The swim was a non-technical straight forward out and back with only 3 turns. I found myself on the far left after a brief warm-up (there is no practice swim the day before and you get about 8 minutes to warm-up in the water before your wave). I did get into a minor altercation in the first minute going over a swimmer’s back to keep from getting pushed left where the guy was grabbing my ankles in retaliation. Other than that I was able to find open water the rest, finishing 8th in AG out of the water –
Major observation – I heard a bunch of Age Groupers bragging about how nice their goggles were, showing off a cool looking metallic dark tint. Meanwhile I noticed I was one of the very few in clear lenses despite it being very dark out, the sun not having risen yet at 6:36am. Know your course for goggle selection. I’ve found, unless you’re sighting into the sun that clear lenses are almost always the best option. Especially in a discipline where vision is SO IMPORTANT.
This was one of the most technical courses I’ve ever ridden, having 3 loops including 60+ turns and 3×180 degree hairpins per lap. The first lap was empty but by the third all the congestion was getting a little dangerous. It became hard finding a seam into each turn when you’re doing 25+ mph in a wave of 18mph. All the action made for a good distraction however as the miles went by incredibly fast. I knew I couldn’t rely on power with all the turns, and I usually go by HR, looking to target 160bpm, but this time oddly enough I just focused on speed, noting I went through the first lap at 23.1mph and wanting to hold if not pick-up the pace. I might have been able to pick it up if it weren’t for the congestion, finishing at 23.1mph avg.
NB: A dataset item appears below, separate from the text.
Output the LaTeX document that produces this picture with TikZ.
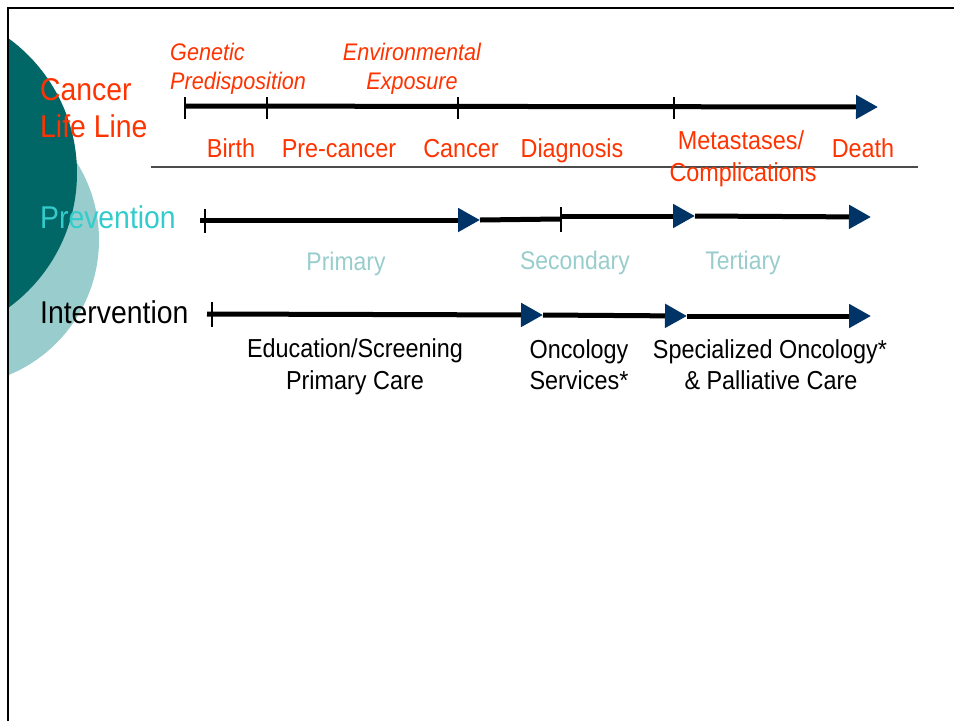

Major observation – I spend a lot of time on the bike and although it isn’t my greatest discipline I will usually maintain placement in my AG. On this day I had a handful of AG’rs blow by me on the bike like I was barely moving, especially on the turns. I saw guys and girls get out of the saddle and hammer the first few cranks around each turn while I kept it smooth and consistent. I know that this was the right call because after 60+ power spikes I was able to overtake all who had passed me on the bike in just about the first mile of the run.
This run had it’s pros and cons. I was very excited to take on a pancake flat course and get the experience for the Full running basically the same path. There was areas of shade and even soft surfaces, which I love! Support was great on both 6.5 mile laps. I got good practice with my nutrition. But, my pace was relatively slow considering. I started in the 6:20’s and slow down a little for a 6:47 average. Having run a 1:22 earlier this season I had hoped for at least a 1:25, but imagine my legs were just too fatigued. I maintained a perfect HR and had nothing left to give. Relatively though I felt like superman as I was able to quickly overtake the 4 or so guys ahead of me in transition who had blown-up, some well into a death march.
Major observation – Know your ability across the duration. There is no such thing as a ‘great bike’ if you die on the run. I almost felt like saying “check out your power” to the guys who sprinted by me on the bike. The Half is a pretty long race but the Full can become EPIC if you die early in the run (remembering doing a 6 hour walk with my buddy at Texas after we both died in the heat.
Final take away
I was nervous about heading out to Arizona at first but am now very glad that I did. Racing is fun and I had a blast out there, regardless of the outcome. Having done the 70.3 I am still a little anxious about participating in the Full (the more Full Ironmans I do the more I respect the distance) but feel like I learned a good amount to help prepare me. Perhaps the most confidence came from testing my new Infinite customized blend which left me with zero digestional issues, muscle cramps, etc in a race where many had issues in the heat. I was able to ride a good portion of the Full course the day before and am excited about it’s speed. It’s no surprise to me now how so many go so fast on this course.
1 month to go! Not sure how I’ll net out but excited to get there!!
You’re doing great. A good read about the race. Thanks!
Great article! Any feedback on what kind of wet suit to wear for this 70.3. I’m a first timer just trying to figure out my way through this
Hey Daniel, as long as the heat doesn’t bother you I’d always choose sleeves. Might want to bring a swim skin just in case the water gets too hot.